→ **EXERCISE OBJECTIVE**
In the data below, locate the line containing "What TikZ code" and the line containing "(rta) at (212.5,262)", then retype both and everything between them exactly. Pictures are not part of the copy.

━━━━━ RECORDED DATA ━━━━━

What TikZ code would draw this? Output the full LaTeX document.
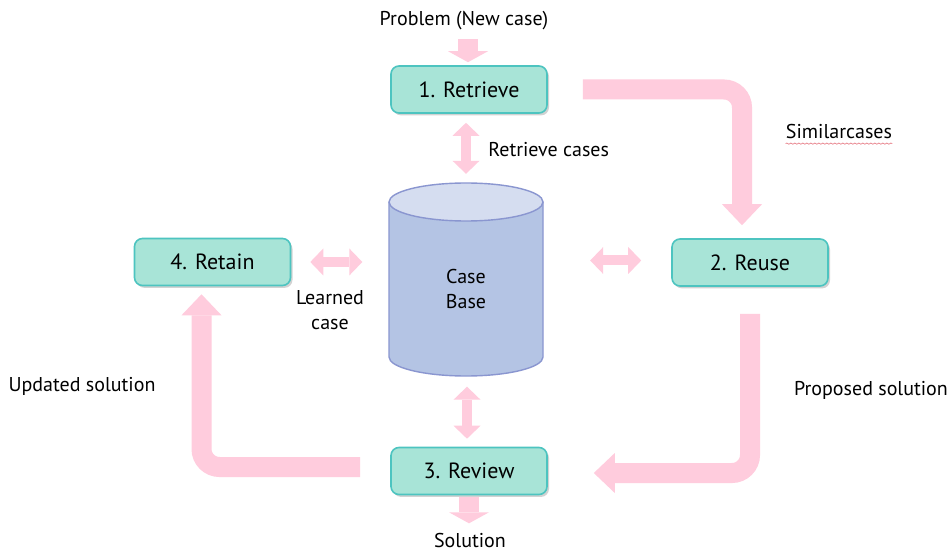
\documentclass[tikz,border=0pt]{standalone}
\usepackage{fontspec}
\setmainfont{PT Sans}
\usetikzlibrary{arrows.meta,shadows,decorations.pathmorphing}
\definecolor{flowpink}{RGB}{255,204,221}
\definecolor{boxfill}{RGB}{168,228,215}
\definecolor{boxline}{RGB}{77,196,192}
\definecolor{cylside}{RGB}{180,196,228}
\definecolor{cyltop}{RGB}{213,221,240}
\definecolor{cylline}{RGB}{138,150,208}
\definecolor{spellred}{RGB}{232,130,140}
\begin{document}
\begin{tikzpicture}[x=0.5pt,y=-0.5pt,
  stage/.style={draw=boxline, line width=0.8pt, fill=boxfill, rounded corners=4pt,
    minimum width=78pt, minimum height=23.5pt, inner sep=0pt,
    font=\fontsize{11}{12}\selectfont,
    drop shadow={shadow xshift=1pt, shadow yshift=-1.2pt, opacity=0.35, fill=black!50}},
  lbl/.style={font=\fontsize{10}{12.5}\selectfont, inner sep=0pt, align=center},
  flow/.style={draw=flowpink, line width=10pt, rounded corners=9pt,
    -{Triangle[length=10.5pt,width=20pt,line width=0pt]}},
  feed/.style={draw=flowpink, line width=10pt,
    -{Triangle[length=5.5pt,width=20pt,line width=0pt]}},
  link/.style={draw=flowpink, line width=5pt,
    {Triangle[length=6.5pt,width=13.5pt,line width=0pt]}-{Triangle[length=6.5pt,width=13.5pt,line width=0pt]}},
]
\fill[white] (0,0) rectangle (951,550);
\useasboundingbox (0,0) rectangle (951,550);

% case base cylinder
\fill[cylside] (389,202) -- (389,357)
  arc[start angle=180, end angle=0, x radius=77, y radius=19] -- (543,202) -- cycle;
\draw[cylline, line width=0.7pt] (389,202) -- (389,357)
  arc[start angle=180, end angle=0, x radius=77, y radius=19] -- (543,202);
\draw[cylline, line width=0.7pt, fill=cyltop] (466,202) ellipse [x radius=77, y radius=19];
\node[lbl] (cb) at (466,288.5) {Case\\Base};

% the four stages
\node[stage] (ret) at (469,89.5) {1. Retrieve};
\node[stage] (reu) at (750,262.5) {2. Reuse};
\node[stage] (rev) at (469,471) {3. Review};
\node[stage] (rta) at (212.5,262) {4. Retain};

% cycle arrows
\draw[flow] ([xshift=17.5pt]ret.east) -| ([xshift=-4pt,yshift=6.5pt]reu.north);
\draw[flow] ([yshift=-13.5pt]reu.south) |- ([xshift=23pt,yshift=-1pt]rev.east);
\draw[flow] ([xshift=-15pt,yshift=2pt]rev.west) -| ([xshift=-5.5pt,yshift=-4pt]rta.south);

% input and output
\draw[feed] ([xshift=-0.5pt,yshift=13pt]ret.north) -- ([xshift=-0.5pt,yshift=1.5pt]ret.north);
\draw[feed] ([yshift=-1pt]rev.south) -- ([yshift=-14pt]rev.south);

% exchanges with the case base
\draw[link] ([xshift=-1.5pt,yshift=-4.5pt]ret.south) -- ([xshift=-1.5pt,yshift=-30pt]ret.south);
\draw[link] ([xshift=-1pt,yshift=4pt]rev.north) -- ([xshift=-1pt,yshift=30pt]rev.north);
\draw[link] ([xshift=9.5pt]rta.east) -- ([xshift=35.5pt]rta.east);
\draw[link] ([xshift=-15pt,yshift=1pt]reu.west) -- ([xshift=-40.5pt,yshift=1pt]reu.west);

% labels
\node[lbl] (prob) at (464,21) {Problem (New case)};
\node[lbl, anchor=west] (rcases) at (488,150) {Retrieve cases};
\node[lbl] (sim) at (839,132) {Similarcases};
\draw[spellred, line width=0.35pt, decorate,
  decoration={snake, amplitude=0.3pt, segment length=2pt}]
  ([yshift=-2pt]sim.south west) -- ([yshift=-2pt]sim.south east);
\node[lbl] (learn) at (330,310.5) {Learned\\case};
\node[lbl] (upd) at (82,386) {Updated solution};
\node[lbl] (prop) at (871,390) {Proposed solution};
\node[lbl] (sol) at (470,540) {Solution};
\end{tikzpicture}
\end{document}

━━━━━
━━━━━ RECORDED DATA ━━━━━

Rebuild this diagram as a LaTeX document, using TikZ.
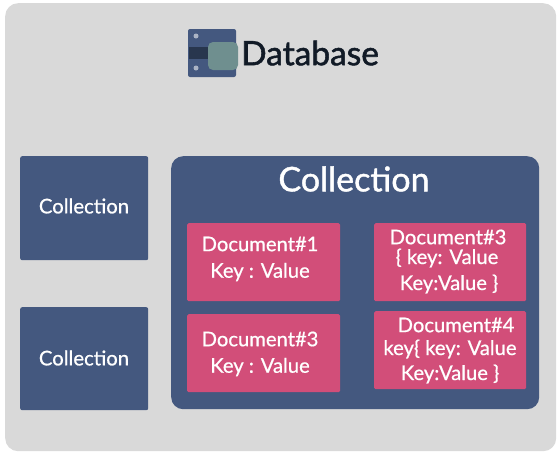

━━━━━
━━━━━ RECORDED DATA ━━━━━

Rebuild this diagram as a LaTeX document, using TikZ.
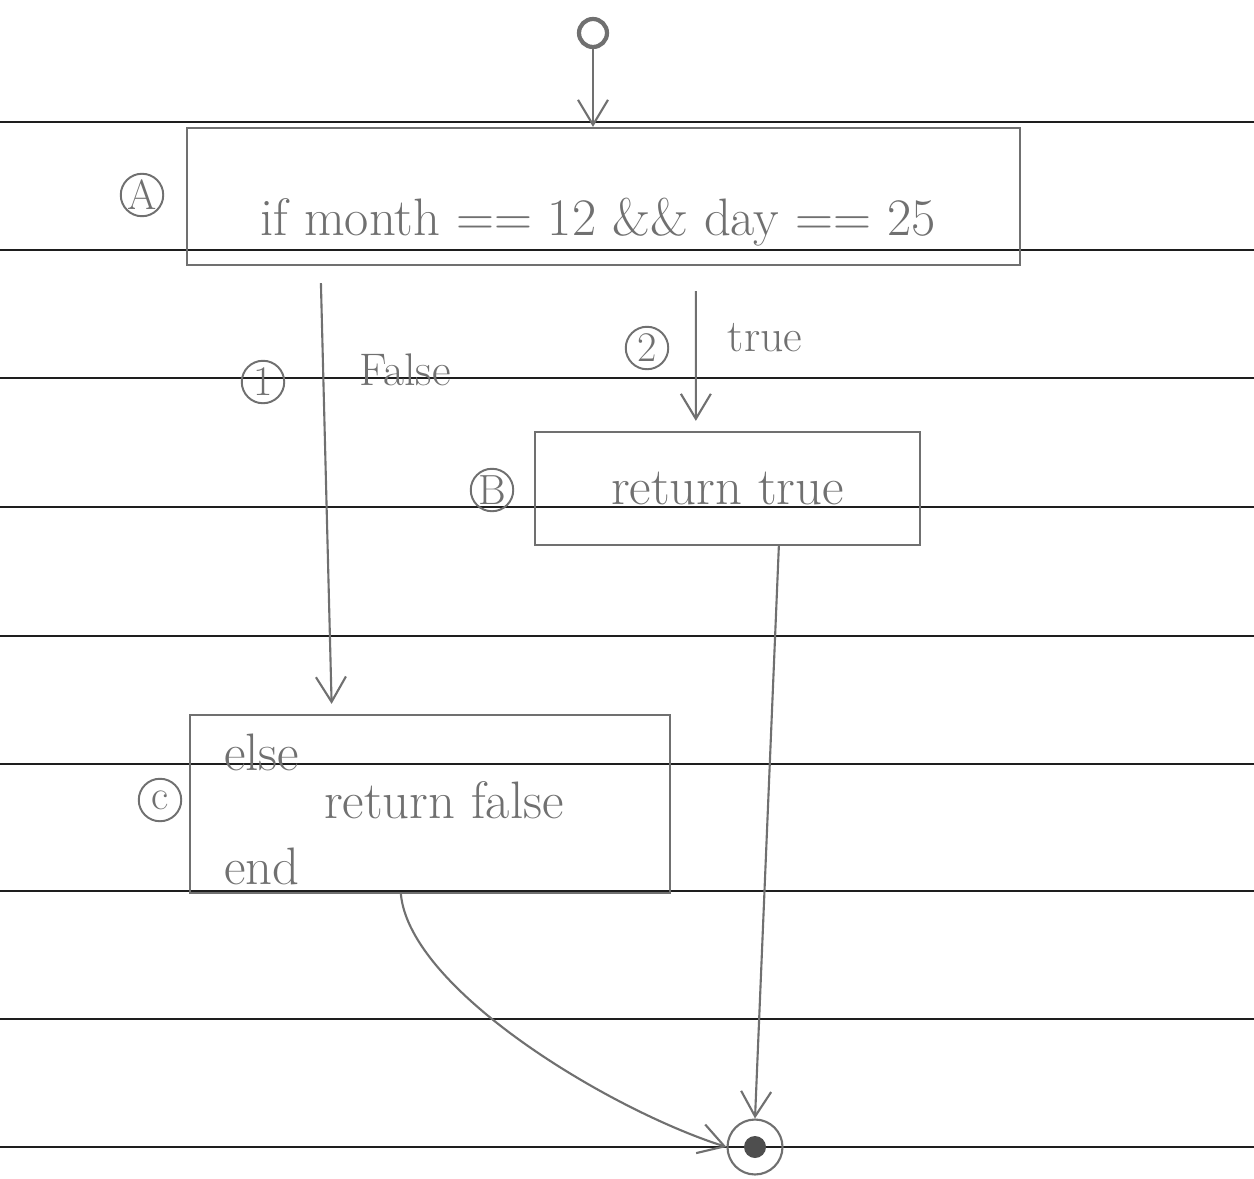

━━━━━

→ **EXPECTED OUTPUT**
What TikZ code would draw this? Output the full LaTeX document.
\documentclass[tikz,border=0pt]{standalone}
\usepackage{fontspec}
\setmainfont{PT Sans}
\usetikzlibrary{arrows.meta,shadows,decorations.pathmorphing}
\definecolor{flowpink}{RGB}{255,204,221}
\definecolor{boxfill}{RGB}{168,228,215}
\definecolor{boxline}{RGB}{77,196,192}
\definecolor{cylside}{RGB}{180,196,228}
\definecolor{cyltop}{RGB}{213,221,240}
\definecolor{cylline}{RGB}{138,150,208}
\definecolor{spellred}{RGB}{232,130,140}
\begin{document}
\begin{tikzpicture}[x=0.5pt,y=-0.5pt,
  stage/.style={draw=boxline, line width=0.8pt, fill=boxfill, rounded corners=4pt,
    minimum width=78pt, minimum height=23.5pt, inner sep=0pt,
    font=\fontsize{11}{12}\selectfont,
    drop shadow={shadow xshift=1pt, shadow yshift=-1.2pt, opacity=0.35, fill=black!50}},
  lbl/.style={font=\fontsize{10}{12.5}\selectfont, inner sep=0pt, align=center},
  flow/.style={draw=flowpink, line width=10pt, rounded corners=9pt,
    -{Triangle[length=10.5pt,width=20pt,line width=0pt]}},
  feed/.style={draw=flowpink, line width=10pt,
    -{Triangle[length=5.5pt,width=20pt,line width=0pt]}},
  link/.style={draw=flowpink, line width=5pt,
    {Triangle[length=6.5pt,width=13.5pt,line width=0pt]}-{Triangle[length=6.5pt,width=13.5pt,line width=0pt]}},
]
\fill[white] (0,0) rectangle (951,550);
\useasboundingbox (0,0) rectangle (951,550);

% case base cylinder
\fill[cylside] (389,202) -- (389,357)
  arc[start angle=180, end angle=0, x radius=77, y radius=19] -- (543,202) -- cycle;
\draw[cylline, line width=0.7pt] (389,202) -- (389,357)
  arc[start angle=180, end angle=0, x radius=77, y radius=19] -- (543,202);
\draw[cylline, line width=0.7pt, fill=cyltop] (466,202) ellipse [x radius=77, y radius=19];
\node[lbl] (cb) at (466,288.5) {Case\\Base};

% the four stages
\node[stage] (ret) at (469,89.5) {1. Retrieve};
\node[stage] (reu) at (750,262.5) {2. Reuse};
\node[stage] (rev) at (469,471) {3. Review};
\node[stage] (rta) at (212.5,262) {4. Retain};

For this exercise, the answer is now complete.